_THE TASK_
List each line of the data that holds the string "this".

_RECORDS SHOWN_
---+---

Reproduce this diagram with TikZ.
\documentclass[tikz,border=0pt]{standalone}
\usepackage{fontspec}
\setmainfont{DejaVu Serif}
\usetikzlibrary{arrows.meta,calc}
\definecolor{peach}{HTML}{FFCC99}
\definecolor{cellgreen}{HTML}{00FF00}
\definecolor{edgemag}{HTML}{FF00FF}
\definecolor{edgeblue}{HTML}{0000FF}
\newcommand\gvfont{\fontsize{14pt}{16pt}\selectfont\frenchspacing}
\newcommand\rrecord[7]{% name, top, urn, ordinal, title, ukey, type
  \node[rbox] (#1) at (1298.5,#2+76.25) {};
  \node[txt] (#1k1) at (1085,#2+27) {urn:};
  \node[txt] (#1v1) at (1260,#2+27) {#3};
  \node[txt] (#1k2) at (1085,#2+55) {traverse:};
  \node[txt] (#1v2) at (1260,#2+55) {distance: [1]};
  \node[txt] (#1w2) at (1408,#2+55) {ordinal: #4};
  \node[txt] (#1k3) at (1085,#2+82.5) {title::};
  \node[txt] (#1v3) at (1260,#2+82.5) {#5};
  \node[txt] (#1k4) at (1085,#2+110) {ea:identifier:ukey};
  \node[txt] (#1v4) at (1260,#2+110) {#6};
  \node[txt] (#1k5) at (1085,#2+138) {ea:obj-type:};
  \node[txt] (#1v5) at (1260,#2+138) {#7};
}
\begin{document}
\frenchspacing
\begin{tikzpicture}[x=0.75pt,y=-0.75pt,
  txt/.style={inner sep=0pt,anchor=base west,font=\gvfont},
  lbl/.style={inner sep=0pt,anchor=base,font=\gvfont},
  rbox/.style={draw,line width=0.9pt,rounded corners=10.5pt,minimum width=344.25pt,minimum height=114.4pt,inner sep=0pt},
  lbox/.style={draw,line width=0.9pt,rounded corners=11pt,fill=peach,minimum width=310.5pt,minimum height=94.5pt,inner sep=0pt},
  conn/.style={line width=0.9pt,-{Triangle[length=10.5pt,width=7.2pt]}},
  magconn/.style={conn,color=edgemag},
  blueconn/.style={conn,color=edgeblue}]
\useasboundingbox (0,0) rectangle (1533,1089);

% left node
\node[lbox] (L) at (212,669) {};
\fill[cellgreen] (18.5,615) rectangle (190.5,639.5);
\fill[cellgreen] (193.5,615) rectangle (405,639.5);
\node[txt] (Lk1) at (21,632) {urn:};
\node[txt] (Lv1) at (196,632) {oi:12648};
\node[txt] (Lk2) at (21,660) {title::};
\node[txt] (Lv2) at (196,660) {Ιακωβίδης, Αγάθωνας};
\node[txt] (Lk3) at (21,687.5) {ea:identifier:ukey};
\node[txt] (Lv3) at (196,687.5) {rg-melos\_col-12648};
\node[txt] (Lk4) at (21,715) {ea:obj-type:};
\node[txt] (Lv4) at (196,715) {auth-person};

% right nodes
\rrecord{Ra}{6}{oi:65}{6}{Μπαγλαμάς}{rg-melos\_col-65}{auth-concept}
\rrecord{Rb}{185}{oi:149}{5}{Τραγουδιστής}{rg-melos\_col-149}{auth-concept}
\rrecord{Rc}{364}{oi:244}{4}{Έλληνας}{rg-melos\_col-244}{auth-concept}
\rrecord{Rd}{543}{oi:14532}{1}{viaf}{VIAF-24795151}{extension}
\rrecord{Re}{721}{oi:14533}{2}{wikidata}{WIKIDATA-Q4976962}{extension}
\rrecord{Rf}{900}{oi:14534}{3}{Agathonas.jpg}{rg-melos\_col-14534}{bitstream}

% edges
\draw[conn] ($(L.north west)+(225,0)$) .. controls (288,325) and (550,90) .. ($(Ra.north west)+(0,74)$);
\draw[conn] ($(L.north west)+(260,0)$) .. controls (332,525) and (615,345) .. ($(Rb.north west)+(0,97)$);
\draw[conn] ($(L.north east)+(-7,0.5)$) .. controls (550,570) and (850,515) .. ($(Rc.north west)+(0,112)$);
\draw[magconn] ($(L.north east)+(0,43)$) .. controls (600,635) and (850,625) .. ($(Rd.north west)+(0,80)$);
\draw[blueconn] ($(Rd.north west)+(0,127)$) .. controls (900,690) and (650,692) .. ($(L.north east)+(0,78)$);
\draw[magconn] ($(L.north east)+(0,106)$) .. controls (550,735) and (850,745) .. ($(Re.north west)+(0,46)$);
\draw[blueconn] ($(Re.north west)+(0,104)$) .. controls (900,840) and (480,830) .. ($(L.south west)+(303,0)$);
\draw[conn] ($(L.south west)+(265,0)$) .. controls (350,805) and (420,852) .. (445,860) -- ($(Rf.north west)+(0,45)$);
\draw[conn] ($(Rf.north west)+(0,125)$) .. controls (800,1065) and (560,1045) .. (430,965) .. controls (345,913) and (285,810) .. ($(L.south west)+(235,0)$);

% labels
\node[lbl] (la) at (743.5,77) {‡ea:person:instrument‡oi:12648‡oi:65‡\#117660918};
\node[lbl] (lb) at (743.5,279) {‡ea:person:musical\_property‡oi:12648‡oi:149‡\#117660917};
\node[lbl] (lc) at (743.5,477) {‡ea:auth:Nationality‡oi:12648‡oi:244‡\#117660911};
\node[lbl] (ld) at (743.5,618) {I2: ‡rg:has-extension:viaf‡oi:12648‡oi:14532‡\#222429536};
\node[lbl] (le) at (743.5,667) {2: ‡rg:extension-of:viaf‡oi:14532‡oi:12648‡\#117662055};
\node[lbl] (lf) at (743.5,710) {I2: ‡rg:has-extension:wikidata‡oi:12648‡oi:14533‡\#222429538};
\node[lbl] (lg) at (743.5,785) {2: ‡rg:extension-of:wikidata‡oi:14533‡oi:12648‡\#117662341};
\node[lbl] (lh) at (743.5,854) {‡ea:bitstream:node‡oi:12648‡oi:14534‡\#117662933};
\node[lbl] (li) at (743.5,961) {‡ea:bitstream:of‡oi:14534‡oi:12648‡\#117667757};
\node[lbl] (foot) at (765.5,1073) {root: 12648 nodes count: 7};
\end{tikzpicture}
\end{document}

---+---

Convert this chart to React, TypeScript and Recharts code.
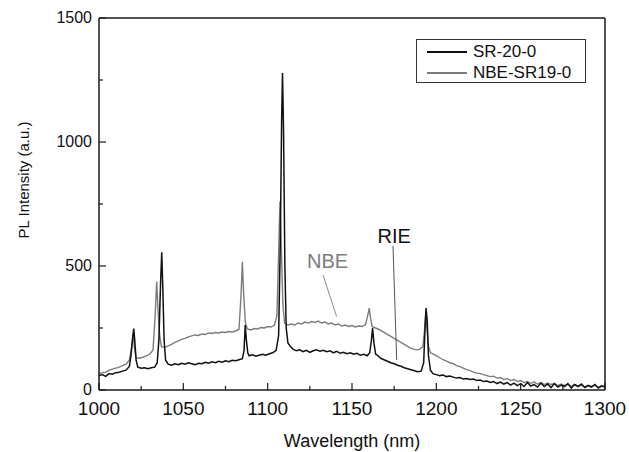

---+---

_EXPECTED OUTPUT_
Reproduce this diagram with TikZ.
Convert this chart to React, TypeScript and Recharts code.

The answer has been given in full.